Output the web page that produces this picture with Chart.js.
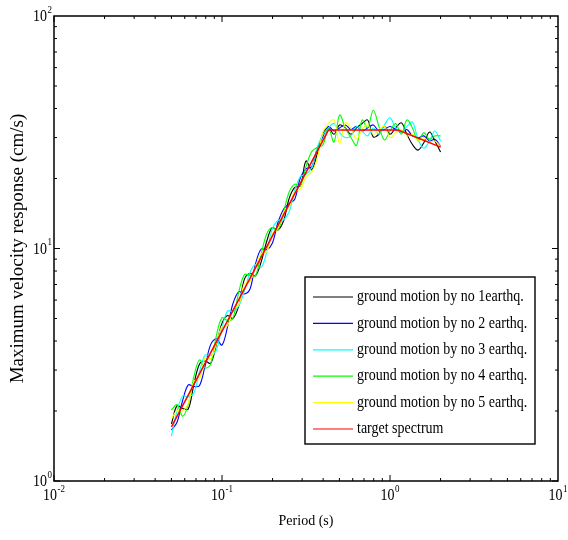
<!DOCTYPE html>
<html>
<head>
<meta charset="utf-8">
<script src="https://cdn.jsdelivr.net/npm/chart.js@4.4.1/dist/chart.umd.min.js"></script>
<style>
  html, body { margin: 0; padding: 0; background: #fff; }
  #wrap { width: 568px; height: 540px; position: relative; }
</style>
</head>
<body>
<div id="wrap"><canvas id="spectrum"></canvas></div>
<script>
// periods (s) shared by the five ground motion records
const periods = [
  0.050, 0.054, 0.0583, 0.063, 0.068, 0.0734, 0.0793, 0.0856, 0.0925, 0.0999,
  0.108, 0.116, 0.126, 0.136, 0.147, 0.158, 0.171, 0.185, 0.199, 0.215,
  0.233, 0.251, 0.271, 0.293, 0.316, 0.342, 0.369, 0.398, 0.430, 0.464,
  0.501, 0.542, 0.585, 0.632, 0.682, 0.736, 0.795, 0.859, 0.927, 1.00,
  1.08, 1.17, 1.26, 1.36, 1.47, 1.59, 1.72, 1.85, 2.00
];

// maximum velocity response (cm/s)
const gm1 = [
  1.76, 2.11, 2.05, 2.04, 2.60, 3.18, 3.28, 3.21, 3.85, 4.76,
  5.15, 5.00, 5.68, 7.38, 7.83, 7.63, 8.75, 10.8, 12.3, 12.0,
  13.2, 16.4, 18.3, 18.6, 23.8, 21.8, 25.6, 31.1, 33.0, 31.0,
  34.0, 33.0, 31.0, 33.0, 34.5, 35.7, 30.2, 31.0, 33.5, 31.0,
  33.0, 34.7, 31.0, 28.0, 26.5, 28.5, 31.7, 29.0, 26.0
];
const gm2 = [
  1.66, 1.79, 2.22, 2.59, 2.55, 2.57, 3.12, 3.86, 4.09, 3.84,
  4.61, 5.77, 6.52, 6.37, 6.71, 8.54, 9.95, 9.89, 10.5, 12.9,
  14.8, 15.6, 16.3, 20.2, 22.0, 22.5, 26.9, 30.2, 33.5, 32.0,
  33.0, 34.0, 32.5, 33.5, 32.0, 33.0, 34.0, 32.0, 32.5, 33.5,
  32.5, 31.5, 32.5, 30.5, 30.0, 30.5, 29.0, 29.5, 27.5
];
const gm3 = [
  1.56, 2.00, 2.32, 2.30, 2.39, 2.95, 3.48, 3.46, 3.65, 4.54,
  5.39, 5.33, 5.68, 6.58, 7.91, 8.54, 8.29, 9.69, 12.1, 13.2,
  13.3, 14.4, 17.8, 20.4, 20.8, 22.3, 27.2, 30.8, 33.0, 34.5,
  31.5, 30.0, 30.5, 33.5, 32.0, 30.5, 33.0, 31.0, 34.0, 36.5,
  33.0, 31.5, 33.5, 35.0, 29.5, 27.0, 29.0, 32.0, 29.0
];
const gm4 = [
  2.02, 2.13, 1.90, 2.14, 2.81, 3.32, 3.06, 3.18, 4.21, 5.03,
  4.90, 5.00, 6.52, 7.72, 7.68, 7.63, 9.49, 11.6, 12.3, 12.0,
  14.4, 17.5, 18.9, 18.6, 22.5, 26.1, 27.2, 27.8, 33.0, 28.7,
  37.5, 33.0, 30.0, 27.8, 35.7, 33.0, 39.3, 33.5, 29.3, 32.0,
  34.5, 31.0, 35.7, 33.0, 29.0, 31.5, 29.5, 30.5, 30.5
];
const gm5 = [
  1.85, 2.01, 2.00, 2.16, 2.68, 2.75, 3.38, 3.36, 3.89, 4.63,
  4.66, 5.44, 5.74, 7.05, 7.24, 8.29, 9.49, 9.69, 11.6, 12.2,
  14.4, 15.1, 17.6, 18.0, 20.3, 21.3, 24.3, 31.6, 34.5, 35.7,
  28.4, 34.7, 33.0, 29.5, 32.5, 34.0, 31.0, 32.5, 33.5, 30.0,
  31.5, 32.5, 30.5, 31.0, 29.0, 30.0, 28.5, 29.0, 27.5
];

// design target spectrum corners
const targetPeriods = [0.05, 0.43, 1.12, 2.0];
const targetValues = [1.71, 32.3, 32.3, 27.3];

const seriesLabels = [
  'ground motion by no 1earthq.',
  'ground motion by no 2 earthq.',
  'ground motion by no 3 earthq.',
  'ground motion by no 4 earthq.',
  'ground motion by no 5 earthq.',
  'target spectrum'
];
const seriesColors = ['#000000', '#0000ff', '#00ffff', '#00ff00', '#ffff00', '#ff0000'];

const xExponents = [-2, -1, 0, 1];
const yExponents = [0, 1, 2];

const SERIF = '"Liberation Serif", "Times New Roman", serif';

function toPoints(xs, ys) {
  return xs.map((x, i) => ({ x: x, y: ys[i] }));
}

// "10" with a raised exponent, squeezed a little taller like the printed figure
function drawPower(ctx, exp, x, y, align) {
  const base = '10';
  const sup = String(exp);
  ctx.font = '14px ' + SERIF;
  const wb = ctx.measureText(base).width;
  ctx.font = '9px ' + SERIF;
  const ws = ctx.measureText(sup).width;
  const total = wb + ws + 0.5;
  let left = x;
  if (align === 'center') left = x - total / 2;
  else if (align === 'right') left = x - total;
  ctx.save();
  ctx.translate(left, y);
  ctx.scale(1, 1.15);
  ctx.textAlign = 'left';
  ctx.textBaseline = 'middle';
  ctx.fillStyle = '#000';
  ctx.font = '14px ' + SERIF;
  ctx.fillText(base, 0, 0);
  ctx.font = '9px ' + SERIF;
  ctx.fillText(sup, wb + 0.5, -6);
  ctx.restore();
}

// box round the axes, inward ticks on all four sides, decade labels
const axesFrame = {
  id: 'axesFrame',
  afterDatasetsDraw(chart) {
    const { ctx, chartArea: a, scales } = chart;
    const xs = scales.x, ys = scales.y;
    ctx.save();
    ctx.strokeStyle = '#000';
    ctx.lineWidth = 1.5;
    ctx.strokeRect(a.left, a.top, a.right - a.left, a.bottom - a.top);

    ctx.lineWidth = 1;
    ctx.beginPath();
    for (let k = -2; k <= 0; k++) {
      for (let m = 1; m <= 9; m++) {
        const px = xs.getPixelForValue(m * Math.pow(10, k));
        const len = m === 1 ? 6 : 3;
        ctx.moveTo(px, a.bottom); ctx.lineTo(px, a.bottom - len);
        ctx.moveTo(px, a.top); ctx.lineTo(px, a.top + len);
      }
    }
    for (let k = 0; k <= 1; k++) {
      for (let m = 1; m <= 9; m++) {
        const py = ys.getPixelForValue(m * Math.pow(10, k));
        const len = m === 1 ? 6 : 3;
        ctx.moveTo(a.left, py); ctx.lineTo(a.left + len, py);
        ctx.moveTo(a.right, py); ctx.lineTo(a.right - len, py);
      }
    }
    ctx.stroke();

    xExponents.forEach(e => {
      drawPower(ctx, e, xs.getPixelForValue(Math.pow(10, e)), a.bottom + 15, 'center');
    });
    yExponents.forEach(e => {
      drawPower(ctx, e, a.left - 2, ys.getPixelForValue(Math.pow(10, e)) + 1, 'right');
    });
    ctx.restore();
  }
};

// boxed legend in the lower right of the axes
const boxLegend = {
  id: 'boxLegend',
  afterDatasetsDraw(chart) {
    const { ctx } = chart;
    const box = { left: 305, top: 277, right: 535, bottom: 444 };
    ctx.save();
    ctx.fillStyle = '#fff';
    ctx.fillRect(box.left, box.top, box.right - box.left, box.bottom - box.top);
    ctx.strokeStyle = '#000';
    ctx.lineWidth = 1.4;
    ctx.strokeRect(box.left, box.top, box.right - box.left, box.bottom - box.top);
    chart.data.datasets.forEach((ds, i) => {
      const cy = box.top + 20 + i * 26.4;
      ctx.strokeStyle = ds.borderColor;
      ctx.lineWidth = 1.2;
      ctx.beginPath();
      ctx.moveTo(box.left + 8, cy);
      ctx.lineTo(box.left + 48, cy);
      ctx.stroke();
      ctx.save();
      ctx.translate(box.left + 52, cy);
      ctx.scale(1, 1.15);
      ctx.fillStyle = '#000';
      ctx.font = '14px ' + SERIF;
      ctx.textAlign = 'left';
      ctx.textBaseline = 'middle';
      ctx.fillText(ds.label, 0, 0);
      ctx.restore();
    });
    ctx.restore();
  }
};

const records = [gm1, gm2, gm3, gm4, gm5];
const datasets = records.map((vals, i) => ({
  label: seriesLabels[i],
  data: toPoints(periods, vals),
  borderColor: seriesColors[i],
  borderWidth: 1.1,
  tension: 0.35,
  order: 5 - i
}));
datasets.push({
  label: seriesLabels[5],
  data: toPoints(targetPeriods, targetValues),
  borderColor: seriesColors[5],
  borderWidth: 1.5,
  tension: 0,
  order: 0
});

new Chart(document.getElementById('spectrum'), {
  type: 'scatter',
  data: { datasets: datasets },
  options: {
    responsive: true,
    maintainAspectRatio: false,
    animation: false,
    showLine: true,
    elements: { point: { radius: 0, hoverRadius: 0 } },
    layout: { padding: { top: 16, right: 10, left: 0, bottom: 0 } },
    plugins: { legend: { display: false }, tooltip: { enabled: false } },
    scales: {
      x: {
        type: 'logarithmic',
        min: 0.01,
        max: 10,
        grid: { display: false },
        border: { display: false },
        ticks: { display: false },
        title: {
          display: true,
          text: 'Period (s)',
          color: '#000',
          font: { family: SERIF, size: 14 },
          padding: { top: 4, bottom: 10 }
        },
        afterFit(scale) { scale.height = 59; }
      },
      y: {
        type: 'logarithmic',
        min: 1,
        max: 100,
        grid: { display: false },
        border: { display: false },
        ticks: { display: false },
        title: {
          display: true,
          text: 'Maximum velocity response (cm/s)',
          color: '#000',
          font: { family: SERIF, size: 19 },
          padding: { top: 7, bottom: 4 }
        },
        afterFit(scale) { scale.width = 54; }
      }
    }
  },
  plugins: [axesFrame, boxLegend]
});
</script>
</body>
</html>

**Exercise**
Copy, from the material above, each line in which the string "with" occurs.

**Exercise result**
Output the web page that produces this picture with Chart.js.
// "10" with a raised exponent, squeezed a little taller like the printed figure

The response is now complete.